Provided material:
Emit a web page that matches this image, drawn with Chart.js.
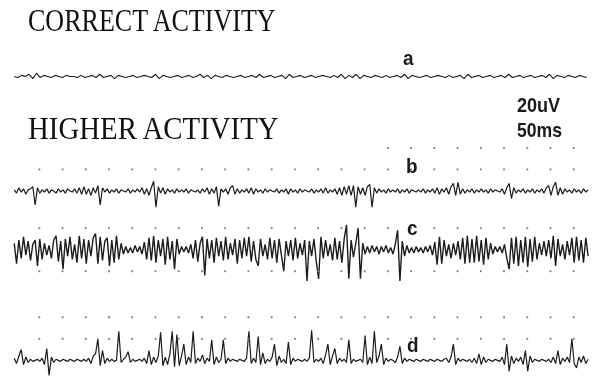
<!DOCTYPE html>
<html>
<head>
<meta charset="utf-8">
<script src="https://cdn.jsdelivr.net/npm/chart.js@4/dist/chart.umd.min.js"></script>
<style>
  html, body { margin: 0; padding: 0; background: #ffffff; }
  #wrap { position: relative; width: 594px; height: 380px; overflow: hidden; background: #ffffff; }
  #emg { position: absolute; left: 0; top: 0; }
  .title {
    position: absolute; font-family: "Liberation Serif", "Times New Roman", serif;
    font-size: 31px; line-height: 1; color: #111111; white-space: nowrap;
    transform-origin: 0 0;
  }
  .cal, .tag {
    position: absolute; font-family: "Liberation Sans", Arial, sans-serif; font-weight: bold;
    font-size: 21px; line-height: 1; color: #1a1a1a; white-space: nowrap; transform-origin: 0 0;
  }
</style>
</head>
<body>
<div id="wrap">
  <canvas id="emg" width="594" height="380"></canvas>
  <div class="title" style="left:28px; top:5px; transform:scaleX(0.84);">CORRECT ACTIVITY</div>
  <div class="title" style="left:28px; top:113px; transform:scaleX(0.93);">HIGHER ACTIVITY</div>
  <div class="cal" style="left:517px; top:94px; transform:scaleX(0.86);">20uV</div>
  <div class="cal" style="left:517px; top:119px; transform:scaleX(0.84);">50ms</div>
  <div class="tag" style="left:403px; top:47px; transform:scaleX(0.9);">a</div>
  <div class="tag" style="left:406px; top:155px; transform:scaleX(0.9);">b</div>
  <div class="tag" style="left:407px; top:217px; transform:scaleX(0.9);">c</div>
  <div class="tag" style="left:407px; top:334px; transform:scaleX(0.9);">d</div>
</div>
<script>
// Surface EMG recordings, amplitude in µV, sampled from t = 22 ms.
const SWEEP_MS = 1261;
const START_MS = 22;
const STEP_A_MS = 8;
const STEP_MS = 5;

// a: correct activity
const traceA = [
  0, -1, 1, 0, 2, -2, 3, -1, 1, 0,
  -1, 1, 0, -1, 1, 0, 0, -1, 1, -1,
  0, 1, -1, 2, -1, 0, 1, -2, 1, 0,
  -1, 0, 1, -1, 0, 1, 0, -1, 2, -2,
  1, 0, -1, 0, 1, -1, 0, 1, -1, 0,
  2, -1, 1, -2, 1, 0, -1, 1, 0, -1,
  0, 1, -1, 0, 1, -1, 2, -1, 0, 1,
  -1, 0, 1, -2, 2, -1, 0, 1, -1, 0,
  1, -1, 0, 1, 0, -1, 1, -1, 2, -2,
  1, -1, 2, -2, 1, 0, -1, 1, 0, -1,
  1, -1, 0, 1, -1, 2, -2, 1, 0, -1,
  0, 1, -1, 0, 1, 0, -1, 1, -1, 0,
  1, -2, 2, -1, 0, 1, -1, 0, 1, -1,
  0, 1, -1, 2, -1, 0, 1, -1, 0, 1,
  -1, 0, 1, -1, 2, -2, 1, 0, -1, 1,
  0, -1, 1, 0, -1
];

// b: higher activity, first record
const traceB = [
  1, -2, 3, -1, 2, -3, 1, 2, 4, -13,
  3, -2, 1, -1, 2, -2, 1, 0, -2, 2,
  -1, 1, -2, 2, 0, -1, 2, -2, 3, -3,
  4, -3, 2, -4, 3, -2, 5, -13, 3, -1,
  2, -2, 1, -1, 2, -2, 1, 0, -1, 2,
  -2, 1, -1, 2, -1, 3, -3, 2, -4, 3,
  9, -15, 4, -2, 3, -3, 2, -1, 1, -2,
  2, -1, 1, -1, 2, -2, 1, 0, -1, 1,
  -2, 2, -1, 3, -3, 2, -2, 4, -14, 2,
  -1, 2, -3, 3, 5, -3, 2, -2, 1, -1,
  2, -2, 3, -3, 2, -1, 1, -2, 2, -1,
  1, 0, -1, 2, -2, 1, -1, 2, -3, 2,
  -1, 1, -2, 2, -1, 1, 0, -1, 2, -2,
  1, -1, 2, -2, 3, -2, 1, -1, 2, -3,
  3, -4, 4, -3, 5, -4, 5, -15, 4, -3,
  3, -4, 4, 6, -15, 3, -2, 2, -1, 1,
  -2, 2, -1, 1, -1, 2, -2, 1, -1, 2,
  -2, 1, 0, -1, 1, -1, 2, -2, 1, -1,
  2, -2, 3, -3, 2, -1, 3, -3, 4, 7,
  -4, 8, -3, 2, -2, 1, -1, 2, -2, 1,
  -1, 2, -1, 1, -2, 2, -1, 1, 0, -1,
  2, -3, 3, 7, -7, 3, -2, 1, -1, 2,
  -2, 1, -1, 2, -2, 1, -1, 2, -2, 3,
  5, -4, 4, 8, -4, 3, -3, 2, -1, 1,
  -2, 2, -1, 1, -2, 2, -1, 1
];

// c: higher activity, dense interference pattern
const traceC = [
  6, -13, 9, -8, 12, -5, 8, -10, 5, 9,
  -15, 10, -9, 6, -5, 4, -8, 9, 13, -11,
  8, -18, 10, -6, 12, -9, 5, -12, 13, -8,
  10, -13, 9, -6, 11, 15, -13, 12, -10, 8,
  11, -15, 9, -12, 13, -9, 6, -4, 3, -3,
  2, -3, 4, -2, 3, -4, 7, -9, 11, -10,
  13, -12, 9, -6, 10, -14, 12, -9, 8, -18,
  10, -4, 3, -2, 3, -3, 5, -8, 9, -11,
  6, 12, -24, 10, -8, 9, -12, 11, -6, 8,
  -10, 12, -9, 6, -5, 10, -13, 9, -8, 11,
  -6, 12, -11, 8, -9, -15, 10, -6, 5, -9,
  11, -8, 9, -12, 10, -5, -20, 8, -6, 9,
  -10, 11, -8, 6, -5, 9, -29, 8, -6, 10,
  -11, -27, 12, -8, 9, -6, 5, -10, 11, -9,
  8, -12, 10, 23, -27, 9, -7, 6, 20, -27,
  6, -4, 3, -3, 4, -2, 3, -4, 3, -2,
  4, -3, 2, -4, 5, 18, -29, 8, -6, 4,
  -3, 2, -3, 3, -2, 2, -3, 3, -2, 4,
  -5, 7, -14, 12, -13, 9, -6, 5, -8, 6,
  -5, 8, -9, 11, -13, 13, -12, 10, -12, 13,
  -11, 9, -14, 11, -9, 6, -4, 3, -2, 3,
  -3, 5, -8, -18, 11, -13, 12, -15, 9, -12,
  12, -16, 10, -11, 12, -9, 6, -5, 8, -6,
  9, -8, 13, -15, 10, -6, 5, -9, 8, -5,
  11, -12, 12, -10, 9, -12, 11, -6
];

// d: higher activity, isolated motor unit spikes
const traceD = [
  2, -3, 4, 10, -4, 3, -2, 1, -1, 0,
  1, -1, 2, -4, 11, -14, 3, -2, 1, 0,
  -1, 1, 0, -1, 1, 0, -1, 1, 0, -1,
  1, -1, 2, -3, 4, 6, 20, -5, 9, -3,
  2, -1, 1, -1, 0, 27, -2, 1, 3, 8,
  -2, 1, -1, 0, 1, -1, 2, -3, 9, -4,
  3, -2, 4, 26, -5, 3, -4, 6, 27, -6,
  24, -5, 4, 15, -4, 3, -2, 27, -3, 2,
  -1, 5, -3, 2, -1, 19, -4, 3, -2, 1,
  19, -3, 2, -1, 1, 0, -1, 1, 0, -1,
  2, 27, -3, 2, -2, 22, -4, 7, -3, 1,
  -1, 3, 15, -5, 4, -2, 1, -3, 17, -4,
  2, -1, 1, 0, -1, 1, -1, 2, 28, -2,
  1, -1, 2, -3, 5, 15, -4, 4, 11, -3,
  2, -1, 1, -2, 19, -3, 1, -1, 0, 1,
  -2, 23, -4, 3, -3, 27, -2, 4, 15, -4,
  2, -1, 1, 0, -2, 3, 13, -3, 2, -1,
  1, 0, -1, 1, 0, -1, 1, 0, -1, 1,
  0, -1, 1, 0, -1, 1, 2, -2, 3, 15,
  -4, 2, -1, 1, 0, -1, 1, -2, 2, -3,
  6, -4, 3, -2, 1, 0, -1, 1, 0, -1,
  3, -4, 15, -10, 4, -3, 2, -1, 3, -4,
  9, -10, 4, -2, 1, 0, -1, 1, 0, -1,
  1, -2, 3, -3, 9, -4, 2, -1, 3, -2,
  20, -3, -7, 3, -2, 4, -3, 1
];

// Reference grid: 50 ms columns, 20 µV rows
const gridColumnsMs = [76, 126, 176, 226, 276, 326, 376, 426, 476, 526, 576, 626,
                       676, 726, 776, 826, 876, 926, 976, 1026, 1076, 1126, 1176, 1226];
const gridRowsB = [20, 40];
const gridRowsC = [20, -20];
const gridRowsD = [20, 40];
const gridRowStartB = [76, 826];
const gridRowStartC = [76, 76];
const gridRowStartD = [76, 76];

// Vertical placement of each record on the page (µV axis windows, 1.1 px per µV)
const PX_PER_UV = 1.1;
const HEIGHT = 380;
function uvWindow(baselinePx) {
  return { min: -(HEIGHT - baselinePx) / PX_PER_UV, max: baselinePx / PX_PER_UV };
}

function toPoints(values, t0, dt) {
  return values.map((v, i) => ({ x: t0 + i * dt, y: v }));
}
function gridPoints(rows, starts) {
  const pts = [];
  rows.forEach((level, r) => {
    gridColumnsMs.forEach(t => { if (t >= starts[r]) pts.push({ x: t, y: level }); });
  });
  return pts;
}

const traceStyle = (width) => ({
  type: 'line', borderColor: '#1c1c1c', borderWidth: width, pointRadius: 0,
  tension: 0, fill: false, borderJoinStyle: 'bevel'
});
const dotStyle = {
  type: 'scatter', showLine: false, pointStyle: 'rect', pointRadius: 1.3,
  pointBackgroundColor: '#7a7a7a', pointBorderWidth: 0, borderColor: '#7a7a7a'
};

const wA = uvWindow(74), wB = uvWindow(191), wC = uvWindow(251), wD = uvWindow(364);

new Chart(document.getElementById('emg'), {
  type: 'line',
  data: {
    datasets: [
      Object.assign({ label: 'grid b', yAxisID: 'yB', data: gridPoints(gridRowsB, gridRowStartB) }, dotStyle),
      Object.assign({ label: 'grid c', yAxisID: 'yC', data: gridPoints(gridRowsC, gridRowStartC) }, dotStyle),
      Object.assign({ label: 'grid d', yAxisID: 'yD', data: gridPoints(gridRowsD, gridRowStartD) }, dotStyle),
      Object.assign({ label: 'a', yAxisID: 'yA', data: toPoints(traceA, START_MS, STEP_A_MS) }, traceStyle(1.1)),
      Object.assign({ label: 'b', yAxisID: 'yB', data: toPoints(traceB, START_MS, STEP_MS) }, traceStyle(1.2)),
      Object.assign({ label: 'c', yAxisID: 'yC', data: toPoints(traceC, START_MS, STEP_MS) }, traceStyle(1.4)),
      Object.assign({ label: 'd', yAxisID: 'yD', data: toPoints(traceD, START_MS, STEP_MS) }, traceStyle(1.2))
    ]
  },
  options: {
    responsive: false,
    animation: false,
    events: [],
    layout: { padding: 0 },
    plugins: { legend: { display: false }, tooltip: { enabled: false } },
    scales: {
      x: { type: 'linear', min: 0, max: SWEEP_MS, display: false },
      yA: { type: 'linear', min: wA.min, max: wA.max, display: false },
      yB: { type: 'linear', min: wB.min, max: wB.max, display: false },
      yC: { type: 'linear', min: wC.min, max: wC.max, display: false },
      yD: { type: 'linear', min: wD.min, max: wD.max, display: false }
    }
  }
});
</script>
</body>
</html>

Instruction:
From the first line of the listing above, repeat every line through the one holding "const STEP_MS = 5;". Both ends count, and pictures stay out.

Worked answer:
Emit a web page that matches this image, drawn with Chart.js.
<!DOCTYPE html>
<html>
<head>
<meta charset="utf-8">
<script src="https://cdn.jsdelivr.net/npm/chart.js@4/dist/chart.umd.min.js"></script>
<style>
  html, body { margin: 0; padding: 0; background: #ffffff; }
  #wrap { position: relative; width: 594px; height: 380px; overflow: hidden; background: #ffffff; }
  #emg { position: absolute; left: 0; top: 0; }
  .title {
    position: absolute; font-family: "Liberation Serif", "Times New Roman", serif;
    font-size: 31px; line-height: 1; color: #111111; white-space: nowrap;
    transform-origin: 0 0;
  }
  .cal, .tag {
    position: absolute; font-family: "Liberation Sans", Arial, sans-serif; font-weight: bold;
    font-size: 21px; line-height: 1; color: #1a1a1a; white-space: nowrap; transform-origin: 0 0;
  }
</style>
</head>
<body>
<div id="wrap">
  <canvas id="emg" width="594" height="380"></canvas>
  <div class="title" style="left:28px; top:5px; transform:scaleX(0.84);">CORRECT ACTIVITY</div>
  <div class="title" style="left:28px; top:113px; transform:scaleX(0.93);">HIGHER ACTIVITY</div>
  <div class="cal" style="left:517px; top:94px; transform:scaleX(0.86);">20uV</div>
  <div class="cal" style="left:517px; top:119px; transform:scaleX(0.84);">50ms</div>
  <div class="tag" style="left:403px; top:47px; transform:scaleX(0.9);">a</div>
  <div class="tag" style="left:406px; top:155px; transform:scaleX(0.9);">b</div>
  <div class="tag" style="left:407px; top:217px; transform:scaleX(0.9);">c</div>
  <div class="tag" style="left:407px; top:334px; transform:scaleX(0.9);">d</div>
</div>
<script>
// Surface EMG recordings, amplitude in µV, sampled from t = 22 ms.
const SWEEP_MS = 1261;
const START_MS = 22;
const STEP_A_MS = 8;
const STEP_MS = 5;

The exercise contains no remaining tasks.